With a follow-up hearing entitled “One Year Later: Still Sitting on Our Assets” scheduled to be hosted Thursday in the Old Post Office Building, is it any surprise that GSA hustled to select a developer?
Several other hoteliers and local developers submitted proposals, one from Hilton Worldwide that would have turned the building into a Waldorf Astoria, but GSA chose Trump’s offer because it “represented the strongest development team, the best long term potential for the local community, and most consistent stream of revenue for the Federal Government.”
According to GSA Public Buildings Service Commissioner Robert Peck, “Deciding to move forward with redeveloping this iconic property will save millions in taxpayer dollars. The tremendous response from the public sector allowed us to select a proposal that will provide a positive economic return for the Federal Government and better utilize a historic property on our nation’s Main Street.”
The Trump Organization’s proposal calls for converting the property to a 250+/- room luxury hotel to be known as Trump International Hotel, Old Post Office, Washington, D.C. Trump, in partnership with the Santa Monica, California–based private equity firm Colony Capital, plans to invest $200 million in acquiring and redeveloping the property.

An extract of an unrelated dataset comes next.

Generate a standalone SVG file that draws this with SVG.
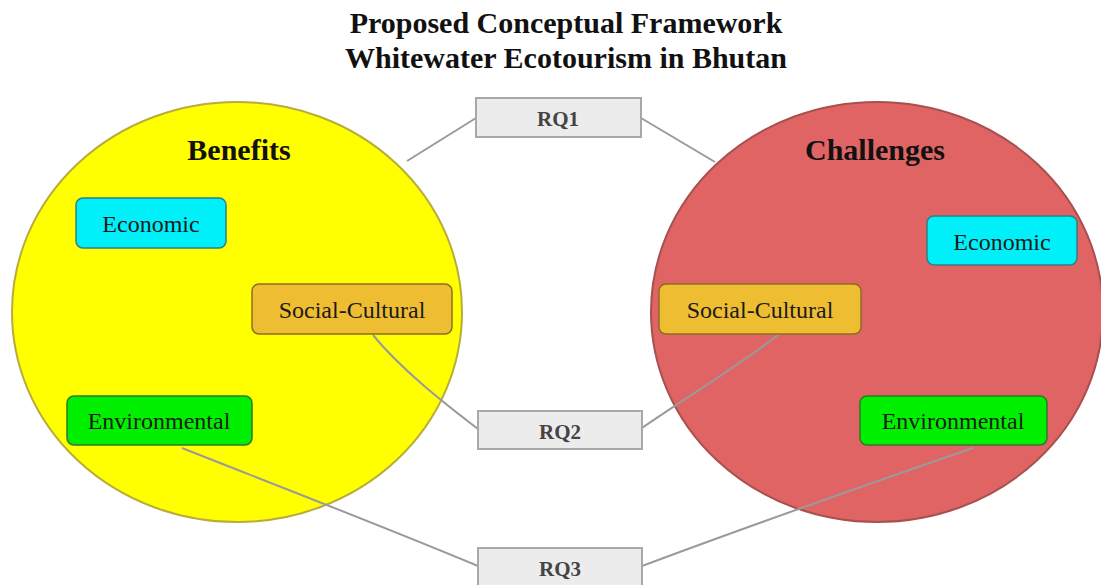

GSA and Trump are expected to spend the next year negotiating a detailed agreement for the redevelopment project that will specify building usage, historic preservation requirements, and details of the government’s revenue stream. As negotiations proceed, GSA will relocate the building’s existing federal tenants, including the Advisory Council on Historic Preservation, the National Endowment for the Arts, and the National Endowment for the Humanities. If all goes as planned, construction is expected to begin in 2014 and be completed by 2016. At the end of the lease, control of the building will revert to the federal government.